_Supplied material_
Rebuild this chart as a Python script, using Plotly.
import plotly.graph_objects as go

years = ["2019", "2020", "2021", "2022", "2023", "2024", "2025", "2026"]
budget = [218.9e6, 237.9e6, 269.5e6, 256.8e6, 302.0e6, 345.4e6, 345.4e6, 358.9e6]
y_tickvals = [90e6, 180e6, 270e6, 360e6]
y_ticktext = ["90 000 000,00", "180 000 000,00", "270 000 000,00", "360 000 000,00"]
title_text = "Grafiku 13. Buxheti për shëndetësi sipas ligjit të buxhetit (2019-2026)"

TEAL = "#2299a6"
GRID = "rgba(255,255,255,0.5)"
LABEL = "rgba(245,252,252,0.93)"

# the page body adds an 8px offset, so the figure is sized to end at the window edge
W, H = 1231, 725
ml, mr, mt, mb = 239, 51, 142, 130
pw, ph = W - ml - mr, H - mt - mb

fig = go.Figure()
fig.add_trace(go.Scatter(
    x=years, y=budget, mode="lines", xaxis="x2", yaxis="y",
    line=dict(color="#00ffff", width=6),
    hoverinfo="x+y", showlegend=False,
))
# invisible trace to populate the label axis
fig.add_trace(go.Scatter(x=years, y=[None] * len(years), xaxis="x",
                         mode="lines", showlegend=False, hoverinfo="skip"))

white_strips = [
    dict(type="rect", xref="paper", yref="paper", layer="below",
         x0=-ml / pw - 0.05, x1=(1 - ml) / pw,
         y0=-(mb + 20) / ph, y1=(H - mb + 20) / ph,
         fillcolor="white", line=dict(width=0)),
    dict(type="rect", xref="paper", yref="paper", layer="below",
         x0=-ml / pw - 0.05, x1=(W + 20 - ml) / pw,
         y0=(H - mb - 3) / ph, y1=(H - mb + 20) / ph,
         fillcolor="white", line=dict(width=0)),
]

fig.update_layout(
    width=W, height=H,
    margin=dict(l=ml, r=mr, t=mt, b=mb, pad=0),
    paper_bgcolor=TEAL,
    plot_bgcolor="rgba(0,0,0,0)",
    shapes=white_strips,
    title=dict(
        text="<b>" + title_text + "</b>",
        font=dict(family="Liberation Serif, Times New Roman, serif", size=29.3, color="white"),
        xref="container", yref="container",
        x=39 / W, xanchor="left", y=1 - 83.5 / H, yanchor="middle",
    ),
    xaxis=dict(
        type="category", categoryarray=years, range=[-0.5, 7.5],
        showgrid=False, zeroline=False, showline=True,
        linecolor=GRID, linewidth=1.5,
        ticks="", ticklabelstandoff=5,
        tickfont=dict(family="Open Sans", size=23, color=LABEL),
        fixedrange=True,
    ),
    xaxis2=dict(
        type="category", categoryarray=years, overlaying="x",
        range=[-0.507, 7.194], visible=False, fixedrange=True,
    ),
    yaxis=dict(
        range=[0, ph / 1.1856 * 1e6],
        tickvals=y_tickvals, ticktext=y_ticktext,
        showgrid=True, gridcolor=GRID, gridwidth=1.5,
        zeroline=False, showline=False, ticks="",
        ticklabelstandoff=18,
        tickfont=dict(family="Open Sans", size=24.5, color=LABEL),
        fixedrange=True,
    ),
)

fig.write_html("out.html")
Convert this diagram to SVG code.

_Work to be completed_
Using the data above, copy each line that contains "this".

_Answer to the exercise_
Rebuild this chart as a Python script, using Plotly.
Convert this diagram to SVG code.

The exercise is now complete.